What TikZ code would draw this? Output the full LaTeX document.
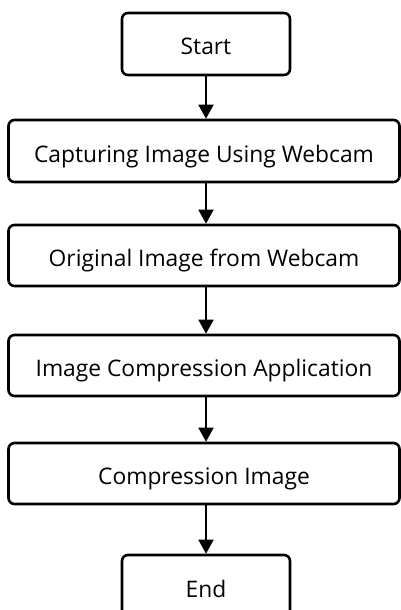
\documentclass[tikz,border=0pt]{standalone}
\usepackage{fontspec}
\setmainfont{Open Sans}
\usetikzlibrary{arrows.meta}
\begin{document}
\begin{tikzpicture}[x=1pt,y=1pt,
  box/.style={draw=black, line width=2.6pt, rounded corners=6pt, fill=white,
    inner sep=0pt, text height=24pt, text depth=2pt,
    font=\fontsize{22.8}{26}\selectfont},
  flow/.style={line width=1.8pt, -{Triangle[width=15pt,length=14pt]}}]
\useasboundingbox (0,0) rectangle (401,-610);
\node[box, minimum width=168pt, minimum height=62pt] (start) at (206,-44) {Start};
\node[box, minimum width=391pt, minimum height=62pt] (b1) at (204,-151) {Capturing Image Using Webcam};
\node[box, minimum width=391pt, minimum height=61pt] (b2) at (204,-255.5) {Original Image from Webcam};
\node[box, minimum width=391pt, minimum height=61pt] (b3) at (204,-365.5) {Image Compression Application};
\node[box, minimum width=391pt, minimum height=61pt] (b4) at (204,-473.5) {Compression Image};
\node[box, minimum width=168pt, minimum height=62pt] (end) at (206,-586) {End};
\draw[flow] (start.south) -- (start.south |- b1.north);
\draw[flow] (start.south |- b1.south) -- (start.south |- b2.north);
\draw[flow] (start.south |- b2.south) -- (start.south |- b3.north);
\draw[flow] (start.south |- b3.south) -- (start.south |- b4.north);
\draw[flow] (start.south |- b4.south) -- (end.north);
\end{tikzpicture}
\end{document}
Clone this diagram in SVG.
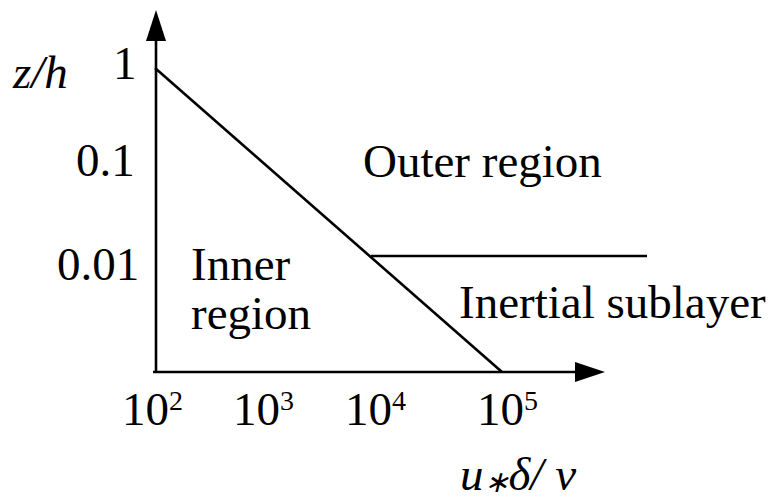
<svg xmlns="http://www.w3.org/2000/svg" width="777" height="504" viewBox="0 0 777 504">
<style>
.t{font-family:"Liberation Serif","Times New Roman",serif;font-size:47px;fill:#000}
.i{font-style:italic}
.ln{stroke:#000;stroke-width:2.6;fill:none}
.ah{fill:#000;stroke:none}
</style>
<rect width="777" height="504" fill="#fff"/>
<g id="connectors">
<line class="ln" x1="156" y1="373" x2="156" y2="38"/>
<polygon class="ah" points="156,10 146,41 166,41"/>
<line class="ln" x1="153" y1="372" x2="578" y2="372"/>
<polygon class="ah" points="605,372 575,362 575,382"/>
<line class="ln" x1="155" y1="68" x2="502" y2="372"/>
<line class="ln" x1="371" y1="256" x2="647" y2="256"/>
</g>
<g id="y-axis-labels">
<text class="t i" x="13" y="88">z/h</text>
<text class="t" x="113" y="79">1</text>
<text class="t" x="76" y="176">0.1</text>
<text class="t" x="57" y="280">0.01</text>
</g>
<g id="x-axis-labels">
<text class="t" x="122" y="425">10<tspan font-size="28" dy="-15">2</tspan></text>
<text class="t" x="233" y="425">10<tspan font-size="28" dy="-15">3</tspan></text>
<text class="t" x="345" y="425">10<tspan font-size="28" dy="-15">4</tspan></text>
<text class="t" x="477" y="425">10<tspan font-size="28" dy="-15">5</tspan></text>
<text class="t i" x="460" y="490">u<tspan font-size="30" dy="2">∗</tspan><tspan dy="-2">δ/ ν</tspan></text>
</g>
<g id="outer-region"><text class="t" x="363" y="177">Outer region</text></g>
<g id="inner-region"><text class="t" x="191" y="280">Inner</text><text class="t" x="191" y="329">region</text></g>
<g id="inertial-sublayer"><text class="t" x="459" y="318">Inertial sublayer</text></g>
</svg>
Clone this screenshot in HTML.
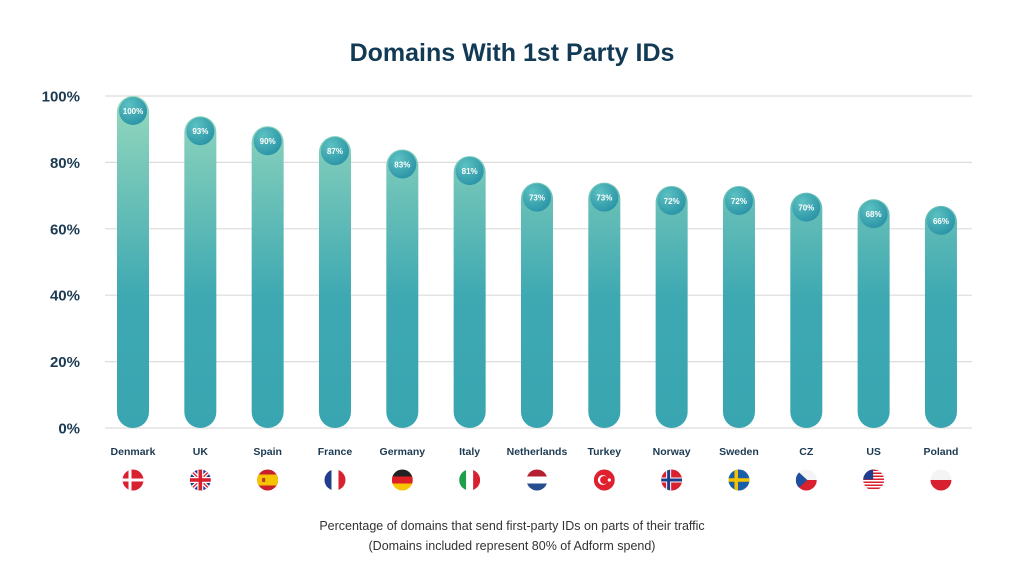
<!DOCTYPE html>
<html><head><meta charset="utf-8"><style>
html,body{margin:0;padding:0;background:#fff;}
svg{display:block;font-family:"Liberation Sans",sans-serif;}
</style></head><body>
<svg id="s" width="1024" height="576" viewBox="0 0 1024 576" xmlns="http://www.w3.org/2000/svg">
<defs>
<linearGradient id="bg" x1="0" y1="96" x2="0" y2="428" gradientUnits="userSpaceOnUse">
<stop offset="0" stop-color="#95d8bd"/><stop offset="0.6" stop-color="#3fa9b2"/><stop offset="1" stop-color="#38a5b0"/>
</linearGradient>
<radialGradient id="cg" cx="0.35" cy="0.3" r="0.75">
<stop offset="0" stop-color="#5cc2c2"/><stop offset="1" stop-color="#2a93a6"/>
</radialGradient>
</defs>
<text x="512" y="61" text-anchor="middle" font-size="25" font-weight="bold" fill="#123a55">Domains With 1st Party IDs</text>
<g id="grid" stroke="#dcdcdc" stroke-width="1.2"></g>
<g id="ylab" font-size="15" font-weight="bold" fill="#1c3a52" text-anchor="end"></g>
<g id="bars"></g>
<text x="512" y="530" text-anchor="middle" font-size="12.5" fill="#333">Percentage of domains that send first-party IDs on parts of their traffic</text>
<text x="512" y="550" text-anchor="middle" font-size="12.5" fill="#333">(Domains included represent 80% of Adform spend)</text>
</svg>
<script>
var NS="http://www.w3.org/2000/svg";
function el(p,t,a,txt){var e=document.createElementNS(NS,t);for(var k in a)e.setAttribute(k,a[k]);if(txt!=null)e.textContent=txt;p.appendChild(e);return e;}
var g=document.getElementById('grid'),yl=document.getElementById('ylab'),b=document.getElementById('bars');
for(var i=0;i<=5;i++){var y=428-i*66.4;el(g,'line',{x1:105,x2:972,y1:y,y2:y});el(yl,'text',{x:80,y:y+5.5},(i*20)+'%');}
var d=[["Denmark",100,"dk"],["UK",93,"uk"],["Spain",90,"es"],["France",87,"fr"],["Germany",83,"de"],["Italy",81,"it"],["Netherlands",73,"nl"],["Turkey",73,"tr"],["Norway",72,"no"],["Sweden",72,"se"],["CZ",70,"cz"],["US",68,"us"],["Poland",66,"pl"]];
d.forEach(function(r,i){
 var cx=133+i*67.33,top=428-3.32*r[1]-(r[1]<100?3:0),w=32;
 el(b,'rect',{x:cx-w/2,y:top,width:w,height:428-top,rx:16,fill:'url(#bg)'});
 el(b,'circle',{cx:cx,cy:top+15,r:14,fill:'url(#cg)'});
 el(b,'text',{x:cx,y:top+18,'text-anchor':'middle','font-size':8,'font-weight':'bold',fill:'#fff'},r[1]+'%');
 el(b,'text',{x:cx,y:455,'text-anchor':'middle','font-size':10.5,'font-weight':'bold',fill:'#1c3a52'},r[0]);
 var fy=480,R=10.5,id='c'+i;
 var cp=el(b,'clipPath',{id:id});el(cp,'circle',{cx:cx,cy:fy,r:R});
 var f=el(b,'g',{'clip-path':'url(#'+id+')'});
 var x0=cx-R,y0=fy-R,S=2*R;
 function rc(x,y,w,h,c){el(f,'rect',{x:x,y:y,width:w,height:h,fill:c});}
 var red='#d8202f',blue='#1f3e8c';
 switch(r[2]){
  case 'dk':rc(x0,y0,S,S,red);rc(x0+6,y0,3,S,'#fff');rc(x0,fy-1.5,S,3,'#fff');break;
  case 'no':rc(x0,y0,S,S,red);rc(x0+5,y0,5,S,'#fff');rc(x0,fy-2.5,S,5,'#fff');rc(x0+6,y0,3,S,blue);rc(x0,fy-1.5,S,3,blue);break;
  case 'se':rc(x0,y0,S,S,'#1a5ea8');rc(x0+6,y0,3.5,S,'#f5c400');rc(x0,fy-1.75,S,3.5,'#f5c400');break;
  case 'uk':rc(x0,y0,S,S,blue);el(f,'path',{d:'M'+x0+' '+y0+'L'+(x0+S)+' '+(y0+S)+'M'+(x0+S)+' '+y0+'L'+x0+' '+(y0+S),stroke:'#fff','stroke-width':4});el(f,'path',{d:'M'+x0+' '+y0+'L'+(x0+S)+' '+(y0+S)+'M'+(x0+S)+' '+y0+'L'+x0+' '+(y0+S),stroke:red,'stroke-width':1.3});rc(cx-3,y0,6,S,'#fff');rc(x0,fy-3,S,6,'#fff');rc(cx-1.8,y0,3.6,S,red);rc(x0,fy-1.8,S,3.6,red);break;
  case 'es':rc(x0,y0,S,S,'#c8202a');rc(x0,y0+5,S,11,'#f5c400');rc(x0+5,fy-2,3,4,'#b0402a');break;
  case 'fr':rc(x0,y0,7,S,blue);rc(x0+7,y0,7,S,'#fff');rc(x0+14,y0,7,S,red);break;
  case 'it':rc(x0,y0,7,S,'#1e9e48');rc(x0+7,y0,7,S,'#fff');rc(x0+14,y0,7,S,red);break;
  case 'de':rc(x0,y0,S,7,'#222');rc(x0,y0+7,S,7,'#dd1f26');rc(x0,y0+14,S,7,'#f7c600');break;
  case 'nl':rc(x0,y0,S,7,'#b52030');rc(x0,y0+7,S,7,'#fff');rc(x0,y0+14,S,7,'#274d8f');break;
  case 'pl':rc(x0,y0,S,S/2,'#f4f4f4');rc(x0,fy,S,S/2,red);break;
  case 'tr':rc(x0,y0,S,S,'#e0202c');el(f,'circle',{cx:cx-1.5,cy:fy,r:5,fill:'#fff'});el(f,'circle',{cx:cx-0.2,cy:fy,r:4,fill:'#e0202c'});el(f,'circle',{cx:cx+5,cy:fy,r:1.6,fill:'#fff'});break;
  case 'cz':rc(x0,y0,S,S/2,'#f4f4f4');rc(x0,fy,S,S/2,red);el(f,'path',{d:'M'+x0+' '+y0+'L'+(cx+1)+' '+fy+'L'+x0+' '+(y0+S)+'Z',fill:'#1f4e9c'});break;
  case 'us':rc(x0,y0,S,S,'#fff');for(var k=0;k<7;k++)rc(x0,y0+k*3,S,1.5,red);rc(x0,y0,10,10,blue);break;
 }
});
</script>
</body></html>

_Required work_.
List every line above that contains the word "Clone".

_Response for this exercise_.
Clone this diagram in SVG.
Clone this screenshot in HTML.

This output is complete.